Studies of injury to this area have not demonstrated whether the main pathophysiology involves a true bursitis or a tendonitis, but the pathology is generally labelled as pes anserine bursitis. Injuries are found most commonly in young individuals playing sports that require side-to-side movement and cutting, and in older patients with concurrent articular damage.
Subjective findings of pes anserine bursitis may include pain at the medial knee with sit-to-stand, stairs, or at night, whereas walking on a level surface is rarely symptomatic. An examination will reveal pain over the proximal medial tibia at the insertion of the conjoined tendons, approximately 2-5 cm below the anteromedial joint line of the knee. Local swelling and palpable crepitus may be noted. In cases of athletic injury, pain may be reproduced by resisted flexion or internal rotation of the knee, stretching of the hamstrings, or a valgus stress to the knee. Resisted movement is less likely to reproduce symptoms in older patients. Risk is increased in persons with tight hamstrings or other involved muscles, pes planus, overpronation during running, obesity or genu valgum.

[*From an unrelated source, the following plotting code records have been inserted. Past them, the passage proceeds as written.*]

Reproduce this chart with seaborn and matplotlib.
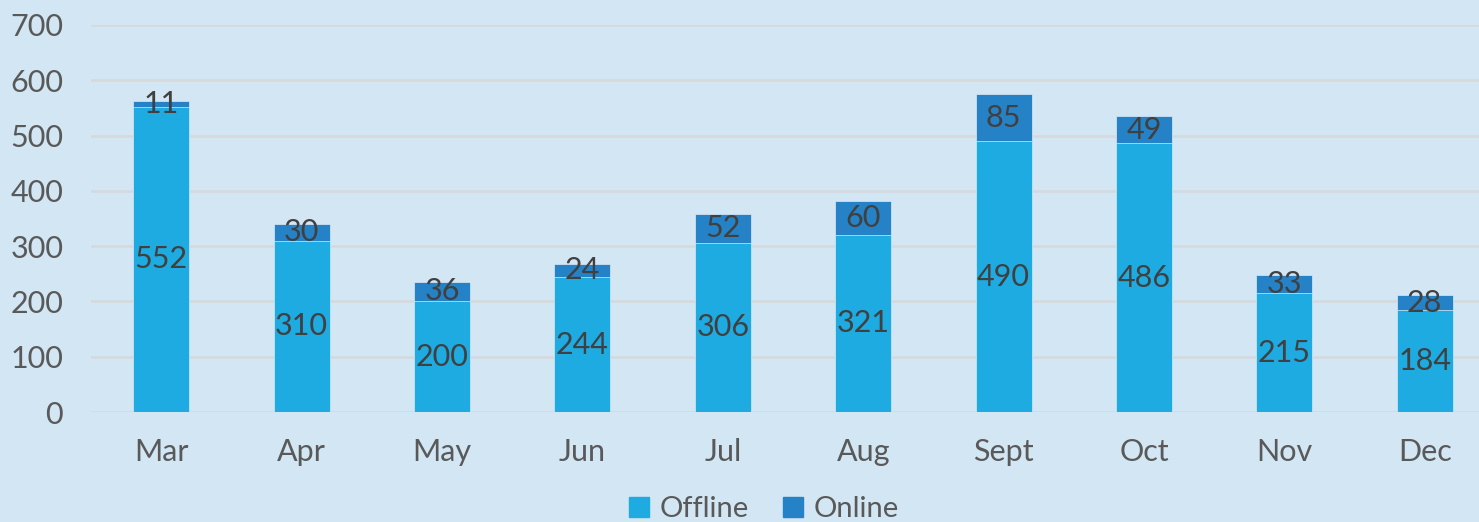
import matplotlib
matplotlib.use("Agg")
import matplotlib.pyplot as plt
import seaborn as sns
import pandas as pd
from matplotlib.lines import Line2D

months = ["Mar", "Apr", "May", "Jun", "Jul", "Aug", "Sept", "Oct", "Nov", "Dec"]
offline = [552, 310, 200, 244, 306, 321, 490, 486, 215, 184]
online = [11, 30, 36, 24, 52, 60, 85, 49, 33, 28]

C_OFF = "#1DABE2"
C_ON = "#2682C6"
BG = "#D3E6F4"

sns.set_theme(style="white")
plt.rcParams["font.family"] = ["Lato", "DejaVu Sans"]

df = pd.DataFrame({"month": months, "offline": offline, "online": online})
df["total"] = df["offline"] + df["online"]

fig = plt.figure(figsize=(14.79, 5.22), dpi=100, facecolor=BG)
ax = fig.add_axes([91 / 1479, 110 / 522, (1479 - 91) / 1479, 387 / 522])
ax.set_facecolor(BG)

sns.barplot(data=df, x="month", y="total", color=C_ON, saturation=1, width=0.4,
            edgecolor="#DCEBF6", linewidth=0.5, ax=ax, zorder=3)
sns.barplot(data=df, x="month", y="offline", color=C_OFF, saturation=1, width=0.4,
            edgecolor="#DCEBF6", linewidth=0.5, ax=ax, zorder=4)

for i, (off, on) in enumerate(zip(offline, online)):
    ax.text(i, off / 2, str(off), ha="center", va="center", fontsize=22, color="#404040", zorder=5)
    ax.text(i, off + on / 2, str(on), ha="center", va="center", fontsize=22, color="#404040", zorder=5)

ax.set_ylim(0, 700)
ax.set_xlim(-0.5, -0.5 + (1479 - 91) / 140.4)
ax.set_yticks(range(0, 701, 100))
ax.yaxis.grid(True, color="#D6D9DC", linewidth=1.8, zorder=0)
ax.set_axisbelow(True)
for s in ax.spines.values():
    s.set_visible(False)
ax.tick_params(axis="y", length=0, pad=20, labelsize=22, labelcolor="#595959")
ax.tick_params(axis="x", length=0, pad=19, labelsize=22, labelcolor="#595959")
ax.set_xlabel("")
ax.set_ylabel("")

handles = [Line2D([], [], marker="s", linestyle="", markersize=15, color=C_OFF),
           Line2D([], [], marker="s", linestyle="", markersize=15, color=C_ON)]
fig.legend(handles, ["Offline", "Online"], loc="lower center", ncol=2, frameon=False,
           fontsize=21, labelcolor="#595959", bbox_to_anchor=(0.515, -0.04),
           handletextpad=0.2, columnspacing=1.0, handlelength=1.0,
           borderpad=0.2)

fig.savefig("out.png", dpi=100, facecolor=BG)
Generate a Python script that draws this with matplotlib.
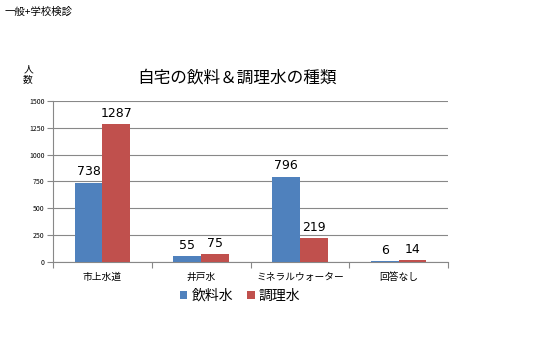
import matplotlib.pyplot as plt
import numpy as np

plt.rcParams['font.family'] = ['Noto Sans CJK JP', 'DejaVu Sans']

categories = ['市上水道', '井戸水', 'ミネラルウォーター', '回答なし']
drinking = [738, 55, 796, 6]
cooking = [1287, 75, 219, 14]
series_names = ['飲料水', '調理水']

fig = plt.figure(figsize=(5.33, 3.6), dpi=100)
ax = fig.add_axes([53 / 533, 1 - 262 / 360, 395 / 533, 161 / 360])

x = np.arange(len(categories))
w = 0.28
b1 = ax.bar(x - w / 2, drinking, w, color='#4F81BD', label=series_names[0], zorder=3)
b2 = ax.bar(x + w / 2, cooking, w, color='#C0504D', label=series_names[1], zorder=3)

for bars in (b1, b2):
    for r in bars:
        ax.text(r.get_x() + r.get_width() / 2, r.get_height() + 40, str(int(r.get_height())),
                ha='center', va='bottom', fontsize=9, family=['DejaVu Sans'])

ax.set_xlim(-0.5, 3.5)
ax.set_ylim(0, 1500)
ax.set_yticks(range(0, 1501, 250))
ax.set_xticks(np.arange(-0.5, 4, 1), minor=False)
ax.set_xticklabels([])
ax.set_xticks(x, minor=True)
ax.set_xticklabels(categories, minor=True, fontsize=7)
ax.tick_params(axis='x', which='minor', length=0, pad=7)
ax.tick_params(axis='x', which='major', length=4, color='#888888', direction='out')
ax.tick_params(axis='y', labelsize=5, length=4, color='#888888', pad=2)
ax.grid(axis='y', color='#888888', linewidth=0.8, zorder=0)
for s in ['top', 'right']:
    ax.spines[s].set_visible(False)
for s in ['left', 'bottom']:
    ax.spines[s].set_color('#888888')

fig.text(237 / 533, 1 - 78 / 360, '自宅の飲料＆調理水の種類', ha='center', va='center', fontsize=12)
fig.text(28 / 533, 1 - 74 / 360, '人\n数', ha='center', va='center', fontsize=7, linespacing=1.0)
fig.text(5 / 533, 1 - 12 / 360, '一般+学校検診', ha='left', va='center', fontsize=7.5)

fig.legend(handles=[b1, b2], loc='center', bbox_to_anchor=(240 / 533, 1 - 296 / 360), ncol=2,
           frameon=False, fontsize=10, handlelength=0.55, handleheight=0.55, handletextpad=0.3,
           columnspacing=1.0)

fig.savefig('out.png', dpi=100)
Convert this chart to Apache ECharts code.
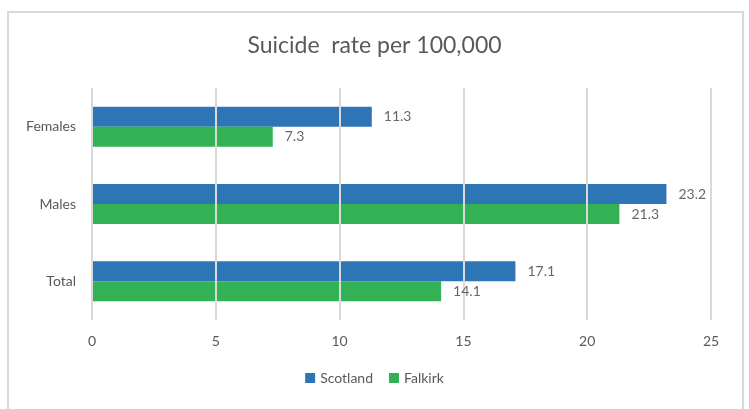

Pes anserine bursitis is often seen in conjunction with osteoarthritis of the knee, predominantly in middle-aged women. In a study of 745 adults over 50 years old with knee pain, Wood et al found that a non-articular condition such as pes anserine bursitis significantly increases the severity of pain and functional limitations in older adults who are also suffering from knee OA (2008).
First-line treatment for pes anserine bursitis involves rest and NSAIDs. Physiotherapy is important for correction of biomechanical risk factors, as well as the application of modalities that have been shown to reduce inflammation of the bursa, including ice, ultrasound and electrical stimulation. The need for surgical intervention via decompression or resection of the bursa is rare.